Direction:
Return the material word for word. Do not include pictures.

Dataset content:
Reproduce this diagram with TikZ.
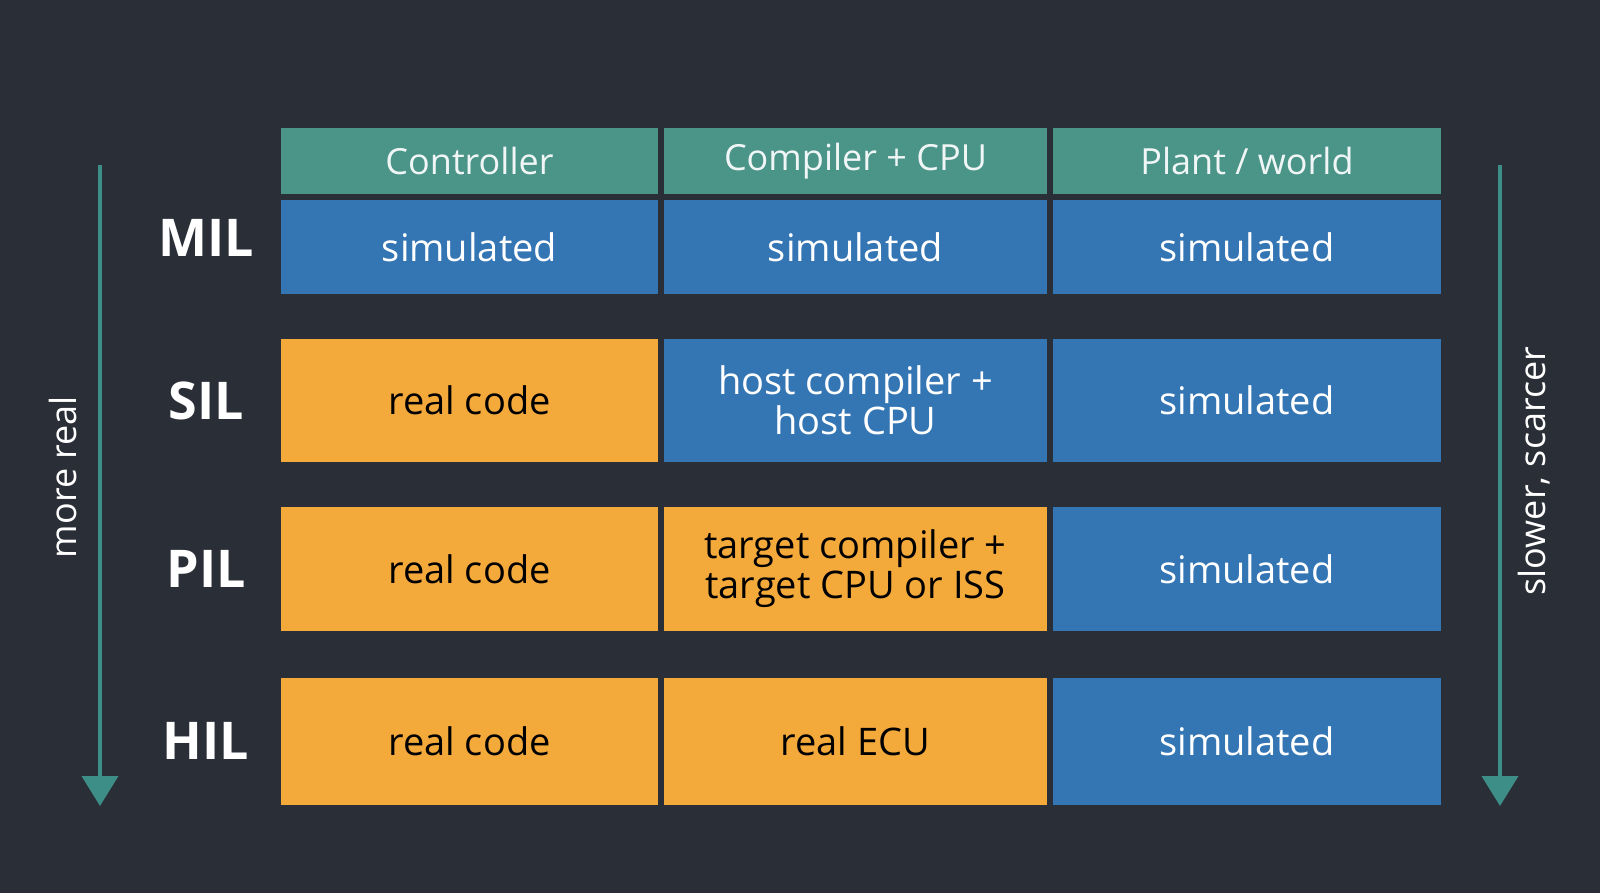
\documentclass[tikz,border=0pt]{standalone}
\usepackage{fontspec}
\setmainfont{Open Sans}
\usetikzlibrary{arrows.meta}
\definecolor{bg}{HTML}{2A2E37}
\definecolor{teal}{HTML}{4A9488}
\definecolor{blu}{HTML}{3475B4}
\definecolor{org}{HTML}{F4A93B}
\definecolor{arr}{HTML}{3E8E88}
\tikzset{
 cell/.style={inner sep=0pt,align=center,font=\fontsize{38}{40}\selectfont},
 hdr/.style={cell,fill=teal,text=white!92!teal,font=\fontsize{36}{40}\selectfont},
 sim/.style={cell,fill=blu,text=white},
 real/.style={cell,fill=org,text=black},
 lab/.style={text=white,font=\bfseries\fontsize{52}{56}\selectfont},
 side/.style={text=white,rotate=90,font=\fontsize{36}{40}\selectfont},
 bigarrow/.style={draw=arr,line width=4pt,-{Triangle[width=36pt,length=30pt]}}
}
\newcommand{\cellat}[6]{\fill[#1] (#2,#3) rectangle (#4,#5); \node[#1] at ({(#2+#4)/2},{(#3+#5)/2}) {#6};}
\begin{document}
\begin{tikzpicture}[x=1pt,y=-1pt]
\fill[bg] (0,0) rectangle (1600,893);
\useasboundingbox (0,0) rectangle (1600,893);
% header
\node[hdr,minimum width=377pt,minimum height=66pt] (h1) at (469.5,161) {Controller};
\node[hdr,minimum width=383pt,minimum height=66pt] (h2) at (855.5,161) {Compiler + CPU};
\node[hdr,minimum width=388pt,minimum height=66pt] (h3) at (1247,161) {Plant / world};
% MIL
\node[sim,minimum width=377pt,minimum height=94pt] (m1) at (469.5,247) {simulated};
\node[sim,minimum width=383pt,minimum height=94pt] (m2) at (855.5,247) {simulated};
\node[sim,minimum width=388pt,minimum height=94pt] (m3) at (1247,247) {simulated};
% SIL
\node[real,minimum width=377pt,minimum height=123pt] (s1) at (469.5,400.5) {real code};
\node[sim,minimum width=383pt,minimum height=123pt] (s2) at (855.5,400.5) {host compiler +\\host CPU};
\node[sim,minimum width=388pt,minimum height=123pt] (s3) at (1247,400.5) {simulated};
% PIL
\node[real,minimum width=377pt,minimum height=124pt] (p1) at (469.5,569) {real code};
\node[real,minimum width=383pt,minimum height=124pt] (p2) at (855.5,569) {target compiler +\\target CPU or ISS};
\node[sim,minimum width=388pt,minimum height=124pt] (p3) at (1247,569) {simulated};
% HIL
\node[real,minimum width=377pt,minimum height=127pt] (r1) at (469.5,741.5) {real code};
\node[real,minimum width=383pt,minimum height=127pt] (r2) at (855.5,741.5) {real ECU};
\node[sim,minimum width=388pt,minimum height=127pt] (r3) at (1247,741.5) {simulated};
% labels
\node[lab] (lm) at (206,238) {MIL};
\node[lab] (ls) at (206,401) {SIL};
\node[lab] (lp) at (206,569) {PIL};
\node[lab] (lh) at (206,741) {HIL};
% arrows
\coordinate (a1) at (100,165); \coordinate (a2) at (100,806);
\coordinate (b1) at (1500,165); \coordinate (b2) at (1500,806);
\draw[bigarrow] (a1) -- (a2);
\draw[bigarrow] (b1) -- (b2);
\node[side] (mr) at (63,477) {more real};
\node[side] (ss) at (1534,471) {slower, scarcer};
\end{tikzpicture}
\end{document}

Task answer:
Reproduce this diagram with TikZ.
\documentclass[tikz,border=0pt]{standalone}
\usepackage{fontspec}
\setmainfont{Open Sans}
\usetikzlibrary{arrows.meta}
\definecolor{bg}{HTML}{2A2E37}
\definecolor{teal}{HTML}{4A9488}
\definecolor{blu}{HTML}{3475B4}
\definecolor{org}{HTML}{F4A93B}
\definecolor{arr}{HTML}{3E8E88}
\tikzset{
 cell/.style={inner sep=0pt,align=center,font=\fontsize{38}{40}\selectfont},
 hdr/.style={cell,fill=teal,text=white!92!teal,font=\fontsize{36}{40}\selectfont},
 sim/.style={cell,fill=blu,text=white},
 real/.style={cell,fill=org,text=black},
 lab/.style={text=white,font=\bfseries\fontsize{52}{56}\selectfont},
 side/.style={text=white,rotate=90,font=\fontsize{36}{40}\selectfont},
 bigarrow/.style={draw=arr,line width=4pt,-{Triangle[width=36pt,length=30pt]}}
}
\newcommand{\cellat}[6]{\fill[#1] (#2,#3) rectangle (#4,#5); \node[#1] at ({(#2+#4)/2},{(#3+#5)/2}) {#6};}
\begin{document}
\begin{tikzpicture}[x=1pt,y=-1pt]
\fill[bg] (0,0) rectangle (1600,893);
\useasboundingbox (0,0) rectangle (1600,893);
% header
\node[hdr,minimum width=377pt,minimum height=66pt] (h1) at (469.5,161) {Controller};
\node[hdr,minimum width=383pt,minimum height=66pt] (h2) at (855.5,161) {Compiler + CPU};
\node[hdr,minimum width=388pt,minimum height=66pt] (h3) at (1247,161) {Plant / world};
% MIL
\node[sim,minimum width=377pt,minimum height=94pt] (m1) at (469.5,247) {simulated};
\node[sim,minimum width=383pt,minimum height=94pt] (m2) at (855.5,247) {simulated};
\node[sim,minimum width=388pt,minimum height=94pt] (m3) at (1247,247) {simulated};
% SIL
\node[real,minimum width=377pt,minimum height=123pt] (s1) at (469.5,400.5) {real code};
\node[sim,minimum width=383pt,minimum height=123pt] (s2) at (855.5,400.5) {host compiler +\\host CPU};
\node[sim,minimum width=388pt,minimum height=123pt] (s3) at (1247,400.5) {simulated};
% PIL
\node[real,minimum width=377pt,minimum height=124pt] (p1) at (469.5,569) {real code};
\node[real,minimum width=383pt,minimum height=124pt] (p2) at (855.5,569) {target compiler +\\target CPU or ISS};
\node[sim,minimum width=388pt,minimum height=124pt] (p3) at (1247,569) {simulated};
% HIL
\node[real,minimum width=377pt,minimum height=127pt] (r1) at (469.5,741.5) {real code};
\node[real,minimum width=383pt,minimum height=127pt] (r2) at (855.5,741.5) {real ECU};
\node[sim,minimum width=388pt,minimum height=127pt] (r3) at (1247,741.5) {simulated};
% labels
\node[lab] (lm) at (206,238) {MIL};
\node[lab] (ls) at (206,401) {SIL};
\node[lab] (lp) at (206,569) {PIL};
\node[lab] (lh) at (206,741) {HIL};
% arrows
\coordinate (a1) at (100,165); \coordinate (a2) at (100,806);
\coordinate (b1) at (1500,165); \coordinate (b2) at (1500,806);
\draw[bigarrow] (a1) -- (a2);
\draw[bigarrow] (b1) -- (b2);
\node[side] (mr) at (63,477) {more real};
\node[side] (ss) at (1534,471) {slower, scarcer};
\end{tikzpicture}
\end{document}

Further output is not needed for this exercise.